Animal sightings: Hummingbird, chickadees and another small brown birds, small bees around choke cherries, ladybugs which means aphids somewhere, hummingbird moth on a sterile vinca flower, sidewalk ants, hornets

The rabbit has been sitting on the bricks that line the bed around the drive, and filled the narrow area under a peach tree with its droppings.


Weekly update: I thought about long lots this spring when the apricots, cherries, and apples had distinctly separate blooming seasons. Once that land usage pattern was set, it perpetuated itself. Alvar Carlson said when land was divided among heirs, it always was done longitudinally. [1]

The tradition only was modified in the later part of the twentieth century, when people had city water or artesian wells and weren’t as dependent on their ditches. Then, road frontage became more valuable. Landowners created small, shallow lots along the main arteries and kept the long lots in back for themselves.

Old houses were isolated from their acreage, and new houses were built between them. Some apple orchards were cut down, since the fruit market was nationalized, then internationalized. The Acequia manager, Ken Salazar, said he still had productive trees and was able to sell 400 bushels last year in Abiquiú and Colorado. [2]

What weren’t felled were the non-commercial fruit trees. The old long-lot boundaries can be deduced from those trees. You often see a fruit tree in a fallow field near the fence separating it from its mate in the yard of an old house. Less commonly, you see the estranged pair in the yards of an older and newer house.
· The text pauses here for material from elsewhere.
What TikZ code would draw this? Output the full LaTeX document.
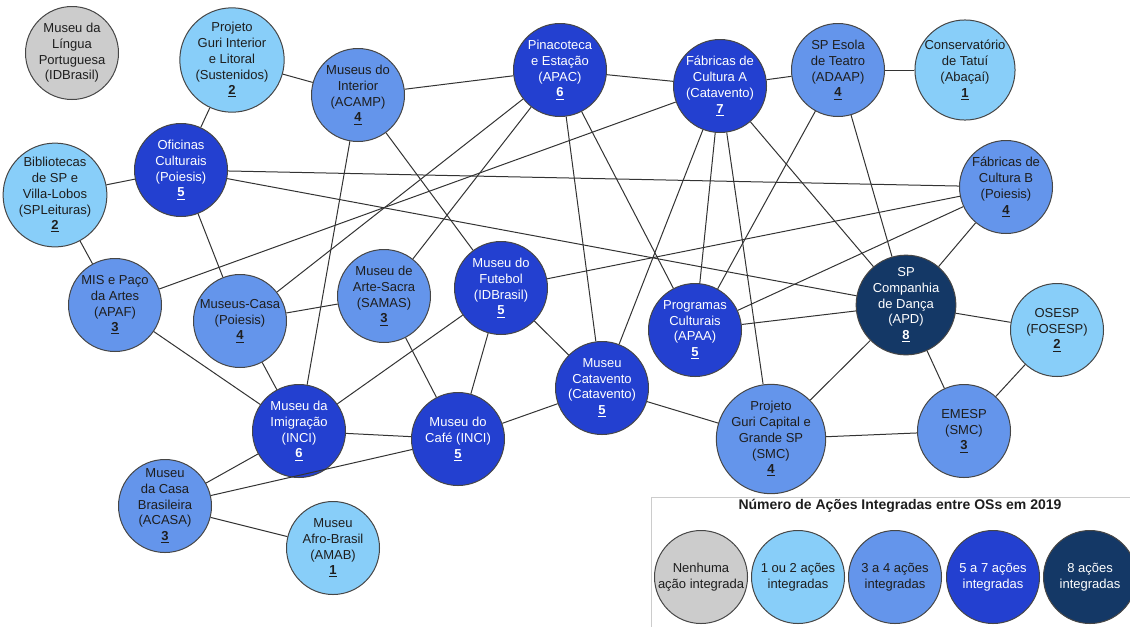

In the picture below, you can see the man who owned the long lot kept as much as possible that was valuable when he turned the old house into a separate property. That’s a apple tree near the fence, and just behind it is a cement-lined ditch that carried water from the lateral feeder back. The house boundary was the other side of the ditch. I’m not sure which plot got the pollinating apple tree that’s behind the house.


Notes on photographs:
1. Blue flax (Linum perenne) in my garden, 25 April 2018.
2. Tufted white evening primrose (Oenothera caespitosa) in my driveway, 25 April 2018.
3. Local field and hose, 19 January 2012.

End notes:
1. Alvar W. Carlson. The Spanish-American Homeland. Baltimore: The Johns Hopkins University Press, 1990. 31.

2. Amanda Martinez. "Acequia Water Released Early." Rio Grande Sun. 29 March 2018. A3.